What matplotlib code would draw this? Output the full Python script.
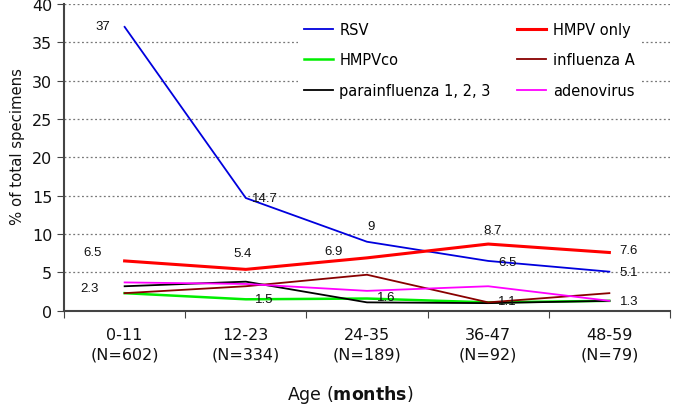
import matplotlib.pyplot as plt

plt.rcParams['font.family'] = ['DejaVu Sans']
plt.rcParams['mathtext.fontset'] = 'custom'
plt.rcParams['mathtext.rm'] = 'DejaVu Sans'
plt.rcParams['mathtext.bf'] = 'DejaVu Sans:bold'

age_groups = ['0-11\n(N=602)', '12-23\n(N=334)', '24-35\n(N=189)', '36-47\n(N=92)', '48-59\n(N=79)']
rsv = [37, 14.7, 9, 6.5, 5.1]
hmpv_only = [6.5, 5.4, 6.9, 8.7, 7.6]
hmpv_co = [2.3, 1.5, 1.6, 1.1, 1.3]
influenza_a = [2.3, 3.2, 4.7, 1.1, 2.3]
parainfluenza = [3.2, 3.8, 1.1, 1.0, 1.3]
adenovirus = [3.7, 3.5, 2.6, 3.2, 1.3]

x = [0.5, 1.5, 2.5, 3.5, 4.5]

fig, ax = plt.subplots(figsize=(6.74, 4.06), dpi=100)
fig.subplots_adjust(left=0.095, right=0.994, bottom=0.232, top=0.988)

ax.plot(x, rsv, color='#0000dd', lw=1.3, label='RSV')
ax.plot(x, hmpv_co, color='#00ee00', lw=1.8, label='HMPVco')
ax.plot(x, parainfluenza, color='black', lw=1.3, label='parainfluenza 1, 2, 3')
ax.plot(x, hmpv_only, color='#ff0000', lw=2.2, label='HMPV only')
ax.plot(x, influenza_a, color='#880000', lw=1.3, label='influenza A')
ax.plot(x, adenovirus, color='#ff00ff', lw=1.3, label='adenovirus')

# value labels (series, index, offset in points)
labels = [
    (rsv, 0, (-16, 1)), (rsv, 1, (14, 0)), (rsv, 2, (3, 11)), (rsv, 3, (14, -1)), (rsv, 4, (14, 0)),
    (hmpv_only, 0, (-23, 6.5)), (hmpv_only, 1, (-2, 12)), (hmpv_only, 2, (-24, 5)), (hmpv_only, 3, (3, 10)), (hmpv_only, 4, (14, 2)),
    (hmpv_co, 0, (-25, 3.5)), (hmpv_co, 1, (13, 0)), (hmpv_co, 2, (14, 1)), (hmpv_co, 3, (14, 1)), (hmpv_co, 4, (14, 0)),
]
for series, i, off in labels:
    ax.annotate(f'{series[i]:g}', (x[i], series[i]), xytext=off, textcoords='offset points',
                ha='center', va='center', fontsize=9.5, family='Liberation Sans', color='#111111')

ax.set_xlim(0, 5)
ax.set_ylim(0, 40)
ax.set_yticks(range(0, 41, 5))
ax.set_xticks(range(0, 6))
ax.set_xticklabels([])
ax.set_xticks(x, minor=True)
ax.set_xticklabels(age_groups, minor=True, fontsize=11.5, linespacing=1.35, color='#111111')
ax.tick_params(axis='x', which='minor', length=0, pad=12)
ax.tick_params(axis='x', which='major', length=5, color='#444444')
ax.tick_params(axis='y', labelsize=11.5, length=5, color='#444444', labelcolor='#111111')

ax.grid(axis='y', linestyle=(0, (1.5, 2)), color='#777777', lw=0.9)
ax.set_axisbelow(True)
for s in ['top', 'right']:
    ax.spines[s].set_visible(False)
for s in ['left', 'bottom']:
    ax.spines[s].set_color('#444444')
    ax.spines[s].set_linewidth(1.5)

ax.set_ylabel('% of total specimens', fontsize=10.7, color='#111111')
ax.yaxis.set_label_coords(-0.064, 0.54)
ax.set_xlabel(r'Age ($\mathbf{months}$)', fontsize=12.5, color='#111111')
ax.xaxis.set_label_coords(0.472, -0.235)

leg = ax.legend(ncol=2, loc='upper left', bbox_to_anchor=(0.386, 0.961), frameon=True,
                edgecolor='none', facecolor='white', framealpha=1, fontsize=10.5,
                handlelength=2.0, handletextpad=0.45, columnspacing=1.8,
                labelspacing=1.07, borderaxespad=0)

plt.savefig('out.png', dpi=100)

__GIVEN INSTRUCTION__: Write out exactly the opening lines of the data, stopping after the line that holds "color='#ff00ff', lw=1.3, label='adenovirus')". Exclude pictures.

__ANSWER TO THE EXERCISE__:
What matplotlib code would draw this? Output the full Python script.
import matplotlib.pyplot as plt

plt.rcParams['font.family'] = ['DejaVu Sans']
plt.rcParams['mathtext.fontset'] = 'custom'
plt.rcParams['mathtext.rm'] = 'DejaVu Sans'
plt.rcParams['mathtext.bf'] = 'DejaVu Sans:bold'

age_groups = ['0-11\n(N=602)', '12-23\n(N=334)', '24-35\n(N=189)', '36-47\n(N=92)', '48-59\n(N=79)']
rsv = [37, 14.7, 9, 6.5, 5.1]
hmpv_only = [6.5, 5.4, 6.9, 8.7, 7.6]
hmpv_co = [2.3, 1.5, 1.6, 1.1, 1.3]
influenza_a = [2.3, 3.2, 4.7, 1.1, 2.3]
parainfluenza = [3.2, 3.8, 1.1, 1.0, 1.3]
adenovirus = [3.7, 3.5, 2.6, 3.2, 1.3]

x = [0.5, 1.5, 2.5, 3.5, 4.5]

fig, ax = plt.subplots(figsize=(6.74, 4.06), dpi=100)
fig.subplots_adjust(left=0.095, right=0.994, bottom=0.232, top=0.988)

ax.plot(x, rsv, color='#0000dd', lw=1.3, label='RSV')
ax.plot(x, hmpv_co, color='#00ee00', lw=1.8, label='HMPVco')
ax.plot(x, parainfluenza, color='black', lw=1.3, label='parainfluenza 1, 2, 3')
ax.plot(x, hmpv_only, color='#ff0000', lw=2.2, label='HMPV only')
ax.plot(x, influenza_a, color='#880000', lw=1.3, label='influenza A')
ax.plot(x, adenovirus, color='#ff00ff', lw=1.3, label='adenovirus')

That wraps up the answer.